Calvin begins his knight training under Arthur's top knight, Sir Kane, to help Arthur retain his crown. When the earthquake hit, Calvin had just grabbed his knapsack, a fact that enables him to dazzle the people of Camelot with his futuristic "magic", including an introduction to rock and roll via CD player, a Swiss Army knife, and inline roller skates. His work wins him adulation and renown, but it also rouses the jealousy and disdain of Arthur’s advisor Lord Belasco, who is secretly scheming to take over the throne. Meanwhile, Calvin finds himself spending time and developing a crush on young Princess Katey, while her elder sister, Sarah, is secretly in love with Sir Kane. Belasco moves forward with his plans and kidnaps Katey and tries to frame Calvin for murder and tells Sarah that if she does not marry him, Katey will die. As Belasco is about to arrest Calvin, Sarah rescues him, tells him Katey is alive and to find her father and show him the proof. Calvin goes to Arthur and shows the proof of Belasco's scheme.

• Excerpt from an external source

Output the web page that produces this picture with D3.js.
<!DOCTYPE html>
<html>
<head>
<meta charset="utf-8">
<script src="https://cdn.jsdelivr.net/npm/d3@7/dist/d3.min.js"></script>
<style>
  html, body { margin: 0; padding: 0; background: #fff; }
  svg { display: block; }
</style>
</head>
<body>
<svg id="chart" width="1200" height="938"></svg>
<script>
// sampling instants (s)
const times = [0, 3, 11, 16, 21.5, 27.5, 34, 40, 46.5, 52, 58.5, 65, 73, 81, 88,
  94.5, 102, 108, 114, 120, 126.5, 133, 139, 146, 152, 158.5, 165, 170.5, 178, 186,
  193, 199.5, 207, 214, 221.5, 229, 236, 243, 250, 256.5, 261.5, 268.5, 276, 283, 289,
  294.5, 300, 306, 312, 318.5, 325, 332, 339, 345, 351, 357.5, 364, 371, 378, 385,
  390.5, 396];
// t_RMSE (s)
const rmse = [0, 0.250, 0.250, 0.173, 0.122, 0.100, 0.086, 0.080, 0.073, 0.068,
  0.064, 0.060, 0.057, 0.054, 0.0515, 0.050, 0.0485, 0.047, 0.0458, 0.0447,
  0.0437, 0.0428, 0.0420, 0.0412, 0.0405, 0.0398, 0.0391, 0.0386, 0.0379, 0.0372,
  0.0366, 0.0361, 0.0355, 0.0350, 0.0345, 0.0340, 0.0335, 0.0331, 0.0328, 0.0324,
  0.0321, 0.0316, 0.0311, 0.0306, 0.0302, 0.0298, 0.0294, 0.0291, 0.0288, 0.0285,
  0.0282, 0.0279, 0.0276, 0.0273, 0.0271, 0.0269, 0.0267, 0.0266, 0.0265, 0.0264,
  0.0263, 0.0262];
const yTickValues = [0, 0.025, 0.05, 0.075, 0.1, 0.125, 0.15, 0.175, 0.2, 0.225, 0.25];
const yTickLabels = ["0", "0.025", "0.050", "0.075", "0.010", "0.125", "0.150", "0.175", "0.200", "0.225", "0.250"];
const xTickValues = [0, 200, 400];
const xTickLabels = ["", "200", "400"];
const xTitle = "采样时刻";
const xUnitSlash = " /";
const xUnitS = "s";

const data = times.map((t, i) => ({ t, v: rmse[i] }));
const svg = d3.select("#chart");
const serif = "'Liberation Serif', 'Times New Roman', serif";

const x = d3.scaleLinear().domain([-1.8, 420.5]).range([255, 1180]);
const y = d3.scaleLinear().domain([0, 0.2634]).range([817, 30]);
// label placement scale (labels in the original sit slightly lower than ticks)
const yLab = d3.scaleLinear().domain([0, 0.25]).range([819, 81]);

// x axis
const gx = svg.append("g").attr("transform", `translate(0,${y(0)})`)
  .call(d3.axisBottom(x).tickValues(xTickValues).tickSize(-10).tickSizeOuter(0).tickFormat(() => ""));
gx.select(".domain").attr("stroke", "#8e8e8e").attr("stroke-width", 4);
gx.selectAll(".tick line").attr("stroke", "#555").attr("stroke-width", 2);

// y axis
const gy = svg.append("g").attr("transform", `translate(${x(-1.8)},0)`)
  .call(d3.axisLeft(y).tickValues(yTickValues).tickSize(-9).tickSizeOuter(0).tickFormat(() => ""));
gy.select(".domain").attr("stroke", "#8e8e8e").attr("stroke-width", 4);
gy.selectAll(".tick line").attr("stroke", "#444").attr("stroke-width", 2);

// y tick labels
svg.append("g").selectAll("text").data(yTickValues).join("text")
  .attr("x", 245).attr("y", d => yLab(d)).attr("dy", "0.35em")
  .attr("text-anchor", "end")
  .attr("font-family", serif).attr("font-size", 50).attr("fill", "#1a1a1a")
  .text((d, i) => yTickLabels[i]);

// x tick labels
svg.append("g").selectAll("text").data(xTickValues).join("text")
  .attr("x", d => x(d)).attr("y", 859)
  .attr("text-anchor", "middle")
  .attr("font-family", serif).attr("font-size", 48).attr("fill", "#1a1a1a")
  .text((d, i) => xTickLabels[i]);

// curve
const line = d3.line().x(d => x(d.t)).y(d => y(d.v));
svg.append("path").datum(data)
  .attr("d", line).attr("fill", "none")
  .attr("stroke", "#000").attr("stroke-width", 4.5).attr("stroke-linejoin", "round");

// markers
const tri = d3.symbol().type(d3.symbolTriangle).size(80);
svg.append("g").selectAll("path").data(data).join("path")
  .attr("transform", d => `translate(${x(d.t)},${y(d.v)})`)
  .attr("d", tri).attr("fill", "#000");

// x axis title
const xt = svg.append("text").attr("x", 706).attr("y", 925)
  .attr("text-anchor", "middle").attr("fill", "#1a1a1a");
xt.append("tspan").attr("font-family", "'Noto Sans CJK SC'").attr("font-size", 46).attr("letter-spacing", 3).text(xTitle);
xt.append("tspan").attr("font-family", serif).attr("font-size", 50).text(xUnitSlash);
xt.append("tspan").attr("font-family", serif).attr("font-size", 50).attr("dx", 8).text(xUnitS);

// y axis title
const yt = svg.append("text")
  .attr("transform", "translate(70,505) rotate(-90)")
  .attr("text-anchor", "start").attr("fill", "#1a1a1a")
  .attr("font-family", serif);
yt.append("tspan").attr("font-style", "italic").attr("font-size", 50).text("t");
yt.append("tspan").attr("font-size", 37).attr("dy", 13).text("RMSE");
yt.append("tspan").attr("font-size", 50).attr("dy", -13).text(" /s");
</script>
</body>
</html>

Playing along, Arthur misdirects the knights and helps Calvin escape and they disguise themselves to go rescue Katey.

Walking amongst the people, Calvin tells Arthur that Belasco has been stealing from them for years and they think Arthur does not care about them, and Arthur vows to be a better king. Calvin and Arthur find the castle Katey is being held captive; during the fight, Calvin renews Arthur's will to fight by giving him Excalibur (gifted to Calvin by Merlin). They release Katey, but Belasco' second-in-command, Richard, kidnaps her again and holds her hostage over the moat. Calvin uses a laser pointer from his CD player to blind Richard, causing him to fall and save Katey. Arthur knights Calvin as a Knight of the Round Table and arrive back in Camelot to stop Belasco from forcing Sarah into marriage. To take Belasco down for good, Arthur holds a jousting tournament for Sarah's hand.

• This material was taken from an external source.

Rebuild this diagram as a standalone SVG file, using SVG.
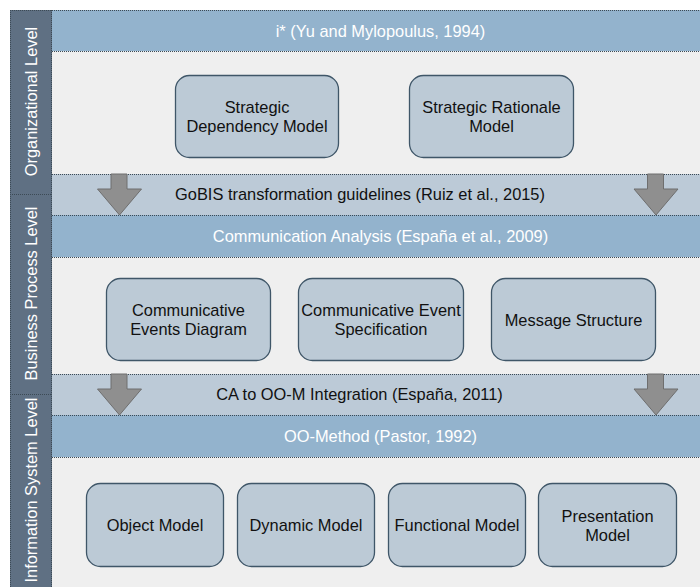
<svg xmlns="http://www.w3.org/2000/svg" width="700" height="587" viewBox="0 0 700 587">
  <style>
    text { font-family: "Liberation Sans", Helvetica, Arial, sans-serif; font-size: 16.4px; text-anchor: middle; }
    .side { fill: #5f7083; }
    .hdr { fill: #93b3cd; }
    .trf { fill: #bccad7; }
    .body { fill: #efefef; }
    .sep { stroke: #3c4a55; stroke-width: 1; stroke-dasharray: 1 1; fill: none; }
    .node rect { fill: #bccad6; stroke: #3f5668; stroke-width: 1.3; }
    .node text { fill: #111; }
    .white { fill: #ffffff; }
    .dark { fill: #111; }
    .arrow { fill: #8f8f8f; stroke: #6e6e6e; stroke-width: 1; }
  </style>
  <defs>
    <polygon id="down" class="arrow" points="-8.5,0 7.5,0 7.5,15 22,15 0,41 -22,15 -8.5,15"/>
  </defs>

  <rect x="0" y="0" width="700" height="587" fill="#ffffff"/>

  <!-- level bands -->
  <g id="bands">
    <rect class="hdr" x="52" y="10" width="650" height="41"/>
    <rect class="body" x="52" y="51" width="650" height="123"/>
    <rect class="trf" x="52" y="174" width="650" height="41"/>
    <rect class="hdr" x="52" y="215" width="650" height="42"/>
    <rect class="body" x="52" y="257" width="650" height="117"/>
    <rect class="trf" x="52" y="374" width="650" height="41"/>
    <rect class="hdr" x="52" y="415" width="650" height="42"/>
    <rect class="body" x="52" y="457" width="650" height="132"/>
    <rect class="side" x="10" y="10" width="42" height="579"/>
    <path class="sep" d="M10,10.5 H702 M52,51.5 H702 M52,174.5 H702 M52,215.5 H702 M52,257.5 H702 M52,374.5 H702 M52,415.5 H702 M52,457.5 H702"/>
    <path class="sep" d="M10.5,10 V589 M51.5,10 V589 M10,194.5 H52 M10,394.5 H52"/>
  </g>

  <!-- level labels -->
  <g id="level-labels" class="white">
    <text transform="translate(37,101.5) rotate(-90)">Organizational Level</text>
    <text transform="translate(37,293.5) rotate(-90)">Business Process Level</text>
    <text transform="translate(37,490) rotate(-90)">Information System Level</text>
  </g>

  <!-- band titles -->
  <g id="band-titles">
    <text class="white" x="380.5" y="36.5">i* (Yu and Mylopoulus, 1994)</text>
    <text class="dark" x="360" y="200">GoBIS transformation guidelines (Ruiz et al., 2015)</text>
    <text class="white" x="380.5" y="242">Communication Analysis (España et al., 2009)</text>
    <text class="dark" x="359.5" y="400">CA to OO-M Integration (España, 2011)</text>
    <text class="white" x="380.5" y="442">OO-Method (Pastor, 1992)</text>
  </g>

  <!-- transformation arrows -->
  <g id="connectors">
    <use href="#down" x="119.5" y="174"/>
    <use href="#down" x="656" y="174"/>
    <use href="#down" x="119.5" y="374"/>
    <use href="#down" x="656" y="374"/>
  </g>

  <!-- organizational level models -->
  <g id="strategic-dependency" class="node">
    <rect x="175.5" y="75.5" width="163" height="82" rx="14"/>
    <text x="257" y="113">Strategic</text>
    <text x="257" y="132">Dependency Model</text>
  </g>
  <g id="strategic-rationale" class="node">
    <rect x="409.5" y="75.5" width="164" height="82" rx="14"/>
    <text x="491.5" y="113">Strategic Rationale</text>
    <text x="491.5" y="132">Model</text>
  </g>

  <!-- business process level models -->
  <g id="communicative-events-diagram" class="node">
    <rect x="106.5" y="278.5" width="164" height="82" rx="14"/>
    <text x="188.5" y="316">Communicative</text>
    <text x="188.5" y="335">Events Diagram</text>
  </g>
  <g id="communicative-event-specification" class="node">
    <rect x="298.5" y="278.5" width="165" height="82" rx="14"/>
    <text x="381" y="316">Communicative Event</text>
    <text x="381" y="335">Specification</text>
  </g>
  <g id="message-structure" class="node">
    <rect x="491.5" y="278.5" width="164" height="82" rx="14"/>
    <text x="573.5" y="325.5">Message Structure</text>
  </g>

  <!-- information system level models -->
  <g id="object-model" class="node">
    <rect x="86.5" y="483.5" width="137" height="83" rx="14"/>
    <text x="155" y="531">Object Model</text>
  </g>
  <g id="dynamic-model" class="node">
    <rect x="237.5" y="483.5" width="137" height="83" rx="14"/>
    <text x="306" y="531">Dynamic Model</text>
  </g>
  <g id="functional-model" class="node">
    <rect x="388.5" y="483.5" width="137" height="83" rx="14"/>
    <text x="457" y="531">Functional Model</text>
  </g>
  <g id="presentation-model" class="node">
    <rect x="538.5" y="483.5" width="138" height="83" rx="14"/>
    <text x="607.5" y="522">Presentation</text>
    <text x="607.5" y="541">Model</text>
  </g>
</svg>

During the tournament, Sir Kane defeats all the opponents and just him and Belasco are in the finals. Belasco uses a magnifying crystal to use the sunlight to beam it into Kane's eyes and nearly knock him out. Sarah runs off in anger and Calvin asks Arthur to stall Belasco. Belasco is close to declaring his victory if Kane does not return, but Kane does return and faces him in another joust; Belasco knocks Kane's helmet off, but the now headless Kane still jousts and makes a comeback victory by knocking Belasco off his horse. However, it is not Kane, but Calvin, who pokes his head out from the large armor. Belasco pulls Calvin off the horse and tries to kill him, but the black knight that Calvin encountered earlier appears and ambushes Belasco, saving Calvin. Forfeiting his victory to the black knight, Calvin, Arthur, and all of Camelot are surprised to see the knight is Sarah herself; an astounded but happy Arthur rewards his daughter with the right to choose her own hand in marriage, and she proudly chooses Kane. Belasco is banished from Camelot forever.

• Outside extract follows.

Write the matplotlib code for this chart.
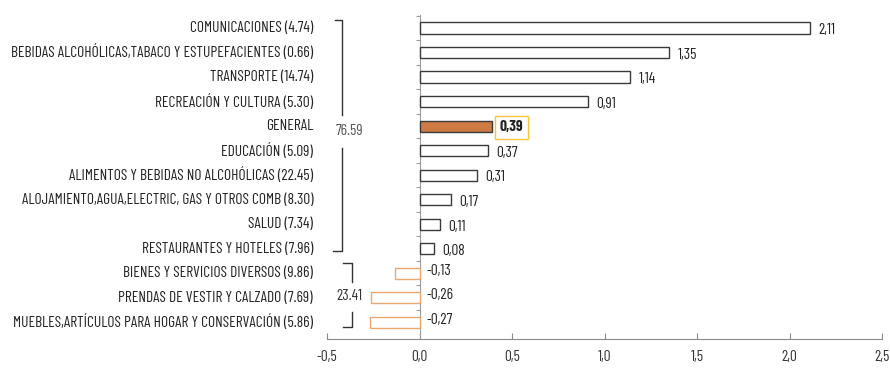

Now that he has helped Arthur keep the Crown, Calvin has Merlin uphold his end of the bargain and send him home, and he sadly bids Arthur and Katey farewell. He is returned to the 20th century just before the moment when he struck out. Once he steps up to the plate, this time, he is ready and hits a home run. He is greeted by his teammates, including Katey, and is looked on by Arthur, who is whittling a piece of wood with a pocketknife – the same knife Calvin gave to him. The ball meanwhile sails into a chasm where Merlin catches Calvin’s home run and then breaks the fourth wall by stating "Taught the kid everything he knows."

==Production==
Most of the 6th-century portion of the film was shot in Budapest, Hungary, while the majority of the 20th-century portion was filmed in late September 1994, at the softball field of London Central High School (LCHS), an American institution at RAF Daws Hill, High Wycombe, England.

==Release==
The film was theatrically released in North America on August 11, 1995. It was accompanied in theaters by Walt Disney Feature Animation's short film Runaway Brain, featuring Mickey Mouse.

==Reception==
Upon its release, the movie was panned by critics. It currently holds a rating of 5% on Rotten Tomatoes, based on 22 reviews, with an average rating of 3.6/10. The consensus reads: "Disappointing even by the relaxed standards of live-action children's entertainment, A Kid in King Arthur's Court stands as a rare near-total misfire from Disney." Metacritic has an approval rating of 34%, indicating "generally unfavorable" reviews. Audiences polled by CinemaScore gave the film an "A" grade on an A+ to F scale.

===Box office===
The movie debuted at No. 9. In the movie's second week it fell to No. 10.

==Sequel==
A sequel titled A Kid in Aladdin's Palace without the involvement of Disney was released in 1998 as a direct-to-video film with Nicholas reprising his role as Calvin Fuller. The cast also included Rhona Mitra as Scheherazade, Nicholas Irons as Ali Baba, James Faulkner as Luxor, Taylor Negron as the Genie, Aharon Ipalé as Aladdin and Diana Kent as Jasmine.